I plotted the top 7 of the TrueSkill ranking. In the legend, the number before the athlete’s name represents their score in the official Czech ranking. A couple of observations:
- The winner, Mr Malecky, is the same. As you can see, he raced a lot. Towards the end of the season his score stabilizes, as he is winning as expected.
- There are two guys, Zitta and Vesecky, who came 5th and 6th in my ranking, were 172th and 40th in the original ranking. Mr Zitta didn’t race a lot. He participated only in 2 of the 22 events, but he beat a lot of high ranking people there. Similar for Jan Vesecky.
Here is the similar chart following the top 7 of the original ranking.
Mr Viktora, 5th in the original ranking, ended up on 35th place in my ranking.
Seeding at the beginning of the season
In my original calculation, I let everybody start with 0 TrueSkill points (same mu and sigma in the TrueSkill calculation). I was wondering if this was fair. Perhaps you should calculate a running ranking that continues from season to season, like they do in Tennis and Chess.
To simulate this, I gave people an initial score based on the 2016 results (and a default score for new people). Interestingly, this resulted in some differences in the outcome. Here is the top 7 with the seeded process:
The top three (Malecky, Roosendaal, Mitas) is still the same, but now you can see Jiri Malecky losing some points (where he was beaten by Zitta) at the beginning of the season. You can also see Andrej Hudec, who didn’t do too well in 2016, climb up in the ranking. Here is the view of how the official top 7 faired:
Looking at Milan Viktora, you wonder if with this ranking system, he would have scored better if he hadn’t raced after May. His score is going down because he raced and didn’t finish in front of people with weaker scores.

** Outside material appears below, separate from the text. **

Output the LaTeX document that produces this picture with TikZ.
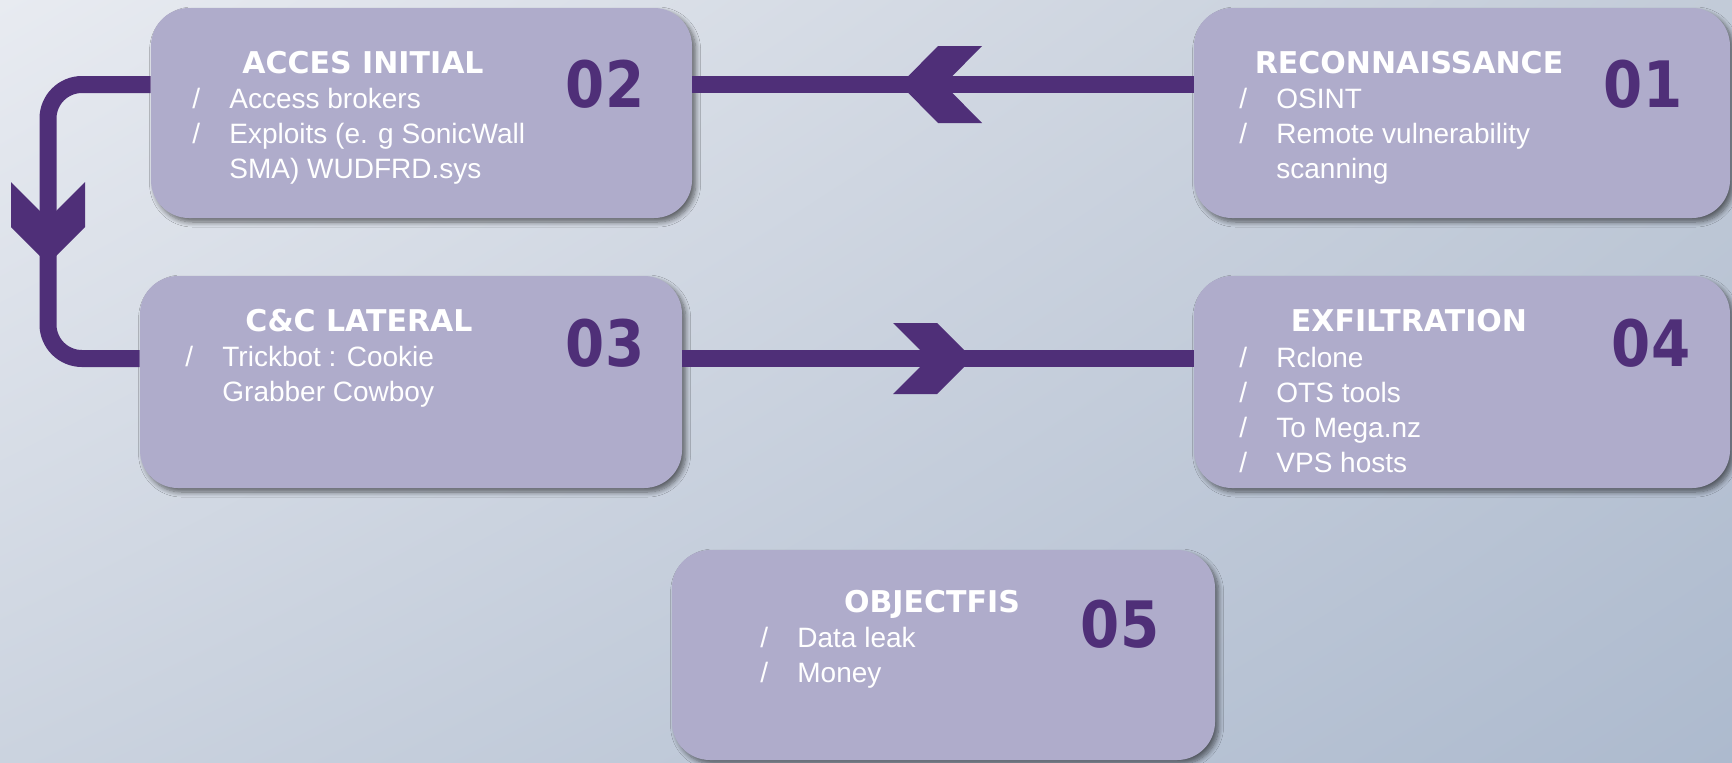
\documentclass[tikz,border=0pt]{standalone}
\usepackage{fontspec}
\setmainfont{Liberation Sans}
\newfontfamily\ttlfont{DejaVu Sans}
\newfontfamily\numfont{DejaVu Sans}[FakeStretch=0.88]
\usetikzlibrary{shadows,shadows.blur,shadings}
\definecolor{purp}{HTML}{4F2F78}
\definecolor{boxfill}{HTML}{AFACCB}
\definecolor{bgA}{HTML}{E8EBF1}
\definecolor{bgB}{HTML}{C2CBD8}
\definecolor{bgC}{HTML}{CBD3DF}
\definecolor{bgD}{HTML}{ADBACE}
\newcommand\bl{\makebox[18.5pt][l]{/}}
\newcommand\blank{\hspace*{18.5pt}}
\newcommand\lines[1]{\vtop{\baselineskip=17.5pt #1}}
\begin{document}
\begin{tikzpicture}[x=0.5pt,y=-0.5pt,
  stagebox/.style={rounded corners=19pt, fill=boxfill, inner sep=0pt,
    blur shadow={shadow xshift=1.8pt, shadow yshift=-2pt, shadow blur radius=2.5pt, shadow blur steps=8, shadow opacity=55}},
  conn/.style={draw=purp, line width=8.5pt},
  chev/.style={fill=purp},
  ttl/.style={anchor=base, text=white, font=\ttlfont\bfseries\fontsize{15}{18}\selectfont, inner sep=0pt},
  num/.style={anchor=base, text=purp, font=\numfont\bfseries\fontsize{32}{32}\selectfont, inner sep=0pt},
  body/.style={anchor=base west, text=white, font=\fontsize{14}{17.5}\selectfont, inner sep=0pt}]
\useasboundingbox (0,0) rectangle (1732,762);
\shade[upper left=bgA, upper right=bgB, lower left=bgC, lower right=bgD] (0,0) rectangle (1732,762);

% boxes
\node[stagebox, minimum width=270.5pt, minimum height=105pt] (b2) at (421.5,113) {};
\node[stagebox, minimum width=268pt, minimum height=105pt] (b1) at (1462,113) {};
\node[stagebox, minimum width=271pt, minimum height=106pt] (b3) at (411,382) {};
\node[stagebox, minimum width=268pt, minimum height=106pt] (b4) at (1462,382) {};
\node[stagebox, minimum width=271.5pt, minimum height=105pt] (b5) at (943.5,655) {};

% box 01
\node[ttl] (t1) at (1409,73) {RECONNAISSANCE};
\node[body] (l1) at (1239,108) {\lines{\hbox{\bl OSINT}\hbox{\bl Remote vulnerability}\hbox{\blank scanning}}};
\node[num] (n1) at (1643,107) {01};
% box 02
\node[ttl] (t2) at (363,73) {ACCES INITIAL};
\node[body] (l2) at (192,108) {\lines{\hbox{\bl Access brokers}\hbox{\bl Exploits (e. g SonicWall}\hbox{\blank SMA) WUDFRD.sys}}};
\node[num] (n2) at (605,107) {02};
% box 03
\node[ttl] (t3) at (359,331) {C\&C LATERAL};
\node[body] (l3) at (185,366) {\lines{\hbox{\bl Trickbot : Cookie}\hbox{\blank Grabber Cowboy}}};
\node[num] (n3) at (605,366) {03};
% box 04
\node[ttl] (t4) at (1409,331) {EXFILTRATION};
\node[body] (l4) at (1239,367) {\lines{\hbox{\bl Rclone}\hbox{\bl OTS tools}\hbox{\bl To Mega.nz}\hbox{\bl VPS hosts}}};
\node[num] (n4) at (1651,366) {04};
% box 05
\node[ttl] (t5) at (932,612) {OBJECTFIS};
\node[body] (l5) at (760,647) {\lines{\hbox{\bl Data leak}\hbox{\bl Money}}};
\node[num] (n5) at (1120,647) {05};

% connectors
\coordinate (rowA) at (0,84.5);
\coordinate (rowB) at (0,358.5);
\coordinate (colL) at (48,0);
\draw[conn] (b1.west |- rowA) -- (b2.east |- rowA);
\draw[conn, rounded corners=17pt] (b2.west |- rowA) -- (colL |- rowA) -- (colL |- rowB) -- (b3.west |- rowB);
\draw[conn] (b3.east |- rowB) -- (b4.west |- rowB);

% chevrons
\coordinate (tipA) at (900,84.5);
\fill[chev] (tipA) -- ++(38,-38.5) -- ++(44,0) -- ++(-38,38.5) -- ++(38,38.5) -- ++(-44,0) -- cycle;
\coordinate (tipB) at (972.5,358.5);
\fill[chev] (tipB) -- ++(-35.5,-35.5) -- ++(-44,0) -- ++(35.5,35.5) -- ++(-35.5,35.5) -- ++(44,0) -- cycle;
\coordinate (tipC) at (48,264);
\fill[chev] (tipC) -- ++(-37,-37) -- ++(0,-45) -- ++(37,37) -- ++(37,-37) -- ++(0,45) -- cycle;
\end{tikzpicture}
\end{document}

There are different ways to rank and I cannot really say that one is better than the other. The advantage of the old system is that one can calculate it by hand. But maybe that isn’t such a big advantage. Going through the data, I discovered incorrect results as well as incorrect points being awarded.
Even the old counting system can be automated, of course.
The TrueSkill based system must be automated, but with the Python I described above, it is pretty easy to hack together a website that does it, based on the official results. Of course, people will be suspicious of me proposing a new ranking system where I jump from fourth to second place!